■ PROBLEM REQUIREMENTS
Exactly repeat the material, dropping every picture from the copy.

■ GIVEN INFORMATION
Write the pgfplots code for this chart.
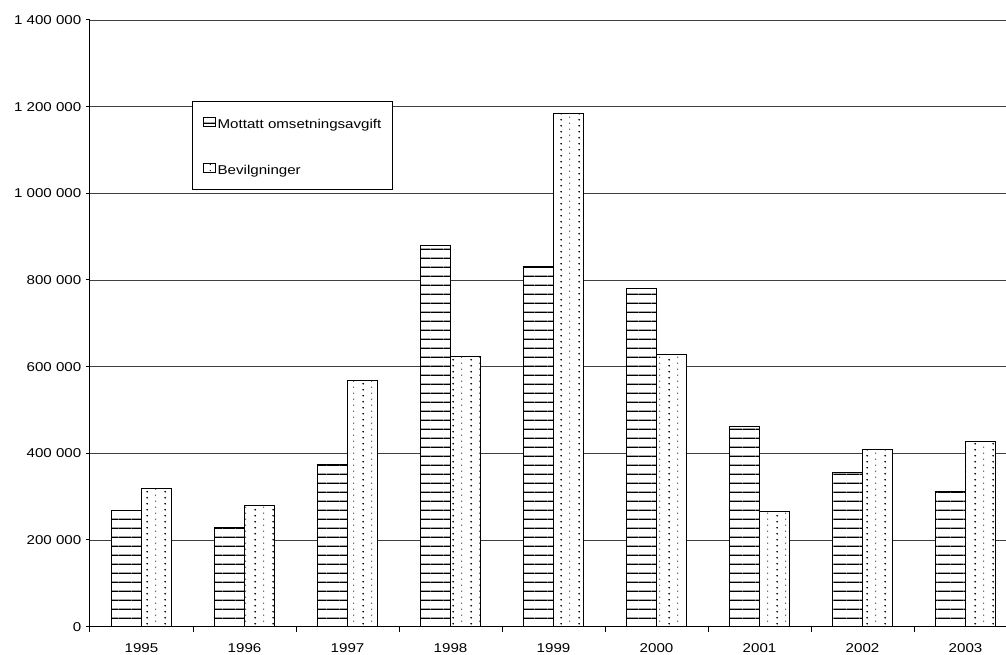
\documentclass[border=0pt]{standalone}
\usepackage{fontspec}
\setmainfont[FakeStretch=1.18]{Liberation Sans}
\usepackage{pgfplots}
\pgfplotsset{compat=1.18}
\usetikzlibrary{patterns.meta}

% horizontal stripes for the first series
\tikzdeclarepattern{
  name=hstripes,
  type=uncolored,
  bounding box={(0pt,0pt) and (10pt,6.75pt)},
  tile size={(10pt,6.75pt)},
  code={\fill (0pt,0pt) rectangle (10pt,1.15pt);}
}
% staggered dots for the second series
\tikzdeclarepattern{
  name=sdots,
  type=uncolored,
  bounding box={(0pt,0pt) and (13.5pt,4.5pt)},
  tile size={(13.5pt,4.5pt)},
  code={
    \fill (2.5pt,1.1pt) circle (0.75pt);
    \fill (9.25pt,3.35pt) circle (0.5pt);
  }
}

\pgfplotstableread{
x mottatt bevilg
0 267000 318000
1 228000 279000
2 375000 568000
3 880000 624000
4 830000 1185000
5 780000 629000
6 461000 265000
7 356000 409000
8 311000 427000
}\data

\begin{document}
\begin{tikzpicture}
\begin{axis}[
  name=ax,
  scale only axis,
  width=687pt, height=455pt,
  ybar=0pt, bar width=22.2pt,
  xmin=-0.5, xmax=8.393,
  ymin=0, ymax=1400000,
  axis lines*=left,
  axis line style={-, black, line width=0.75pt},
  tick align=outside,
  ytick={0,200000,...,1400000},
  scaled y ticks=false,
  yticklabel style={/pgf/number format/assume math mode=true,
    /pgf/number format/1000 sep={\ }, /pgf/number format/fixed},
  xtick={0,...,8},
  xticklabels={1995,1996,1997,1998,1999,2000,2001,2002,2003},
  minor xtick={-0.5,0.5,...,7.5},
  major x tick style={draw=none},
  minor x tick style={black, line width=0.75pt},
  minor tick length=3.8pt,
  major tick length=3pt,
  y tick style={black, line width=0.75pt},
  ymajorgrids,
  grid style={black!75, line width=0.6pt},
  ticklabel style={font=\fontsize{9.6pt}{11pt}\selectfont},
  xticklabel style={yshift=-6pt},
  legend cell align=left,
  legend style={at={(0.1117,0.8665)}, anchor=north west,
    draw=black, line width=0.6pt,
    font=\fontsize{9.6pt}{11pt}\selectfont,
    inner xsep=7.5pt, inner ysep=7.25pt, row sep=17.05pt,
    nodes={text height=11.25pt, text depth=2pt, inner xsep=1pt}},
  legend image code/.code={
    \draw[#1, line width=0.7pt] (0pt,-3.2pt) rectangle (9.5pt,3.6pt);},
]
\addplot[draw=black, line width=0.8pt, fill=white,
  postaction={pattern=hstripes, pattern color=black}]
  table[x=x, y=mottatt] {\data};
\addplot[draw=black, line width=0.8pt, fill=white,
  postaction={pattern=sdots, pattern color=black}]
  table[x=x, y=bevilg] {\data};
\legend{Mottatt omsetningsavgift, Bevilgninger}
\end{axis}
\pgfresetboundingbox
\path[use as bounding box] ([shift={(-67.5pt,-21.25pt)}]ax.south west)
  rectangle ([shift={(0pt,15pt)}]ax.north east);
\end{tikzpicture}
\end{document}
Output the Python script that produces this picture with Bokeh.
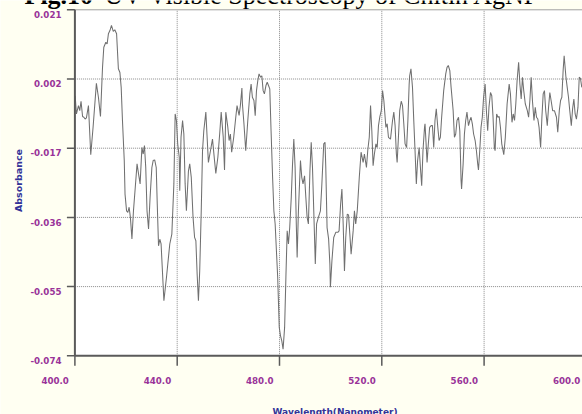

■ RESPONSE
Write the pgfplots code for this chart.
\documentclass[border=0pt]{standalone}
\usepackage{fontspec}
\setmainfont[FakeStretch=1.18]{Liberation Sans}
\usepackage{pgfplots}
\pgfplotsset{compat=1.18}
\usetikzlibrary{patterns.meta}

% horizontal stripes for the first series
\tikzdeclarepattern{
  name=hstripes,
  type=uncolored,
  bounding box={(0pt,0pt) and (10pt,6.75pt)},
  tile size={(10pt,6.75pt)},
  code={\fill (0pt,0pt) rectangle (10pt,1.15pt);}
}
% staggered dots for the second series
\tikzdeclarepattern{
  name=sdots,
  type=uncolored,
  bounding box={(0pt,0pt) and (13.5pt,4.5pt)},
  tile size={(13.5pt,4.5pt)},
  code={
    \fill (2.5pt,1.1pt) circle (0.75pt);
    \fill (9.25pt,3.35pt) circle (0.5pt);
  }
}

\pgfplotstableread{
x mottatt bevilg
0 267000 318000
1 228000 279000
2 375000 568000
3 880000 624000
4 830000 1185000
5 780000 629000
6 461000 265000
7 356000 409000
8 311000 427000
}\data

\begin{document}
\begin{tikzpicture}
\begin{axis}[
  name=ax,
  scale only axis,
  width=687pt, height=455pt,
  ybar=0pt, bar width=22.2pt,
  xmin=-0.5, xmax=8.393,
  ymin=0, ymax=1400000,
  axis lines*=left,
  axis line style={-, black, line width=0.75pt},
  tick align=outside,
  ytick={0,200000,...,1400000},
  scaled y ticks=false,
  yticklabel style={/pgf/number format/assume math mode=true,
    /pgf/number format/1000 sep={\ }, /pgf/number format/fixed},
  xtick={0,...,8},
  xticklabels={1995,1996,1997,1998,1999,2000,2001,2002,2003},
  minor xtick={-0.5,0.5,...,7.5},
  major x tick style={draw=none},
  minor x tick style={black, line width=0.75pt},
  minor tick length=3.8pt,
  major tick length=3pt,
  y tick style={black, line width=0.75pt},
  ymajorgrids,
  grid style={black!75, line width=0.6pt},
  ticklabel style={font=\fontsize{9.6pt}{11pt}\selectfont},
  xticklabel style={yshift=-6pt},
  legend cell align=left,
  legend style={at={(0.1117,0.8665)}, anchor=north west,
    draw=black, line width=0.6pt,
    font=\fontsize{9.6pt}{11pt}\selectfont,
    inner xsep=7.5pt, inner ysep=7.25pt, row sep=17.05pt,
    nodes={text height=11.25pt, text depth=2pt, inner xsep=1pt}},
  legend image code/.code={
    \draw[#1, line width=0.7pt] (0pt,-3.2pt) rectangle (9.5pt,3.6pt);},
]
\addplot[draw=black, line width=0.8pt, fill=white,
  postaction={pattern=hstripes, pattern color=black}]
  table[x=x, y=mottatt] {\data};
\addplot[draw=black, line width=0.8pt, fill=white,
  postaction={pattern=sdots, pattern color=black}]
  table[x=x, y=bevilg] {\data};
\legend{Mottatt omsetningsavgift, Bevilgninger}
\end{axis}
\pgfresetboundingbox
\path[use as bounding box] ([shift={(-67.5pt,-21.25pt)}]ax.south west)
  rectangle ([shift={(0pt,15pt)}]ax.north east);
\end{tikzpicture}
\end{document}
Output the Python script that produces this picture with Bokeh.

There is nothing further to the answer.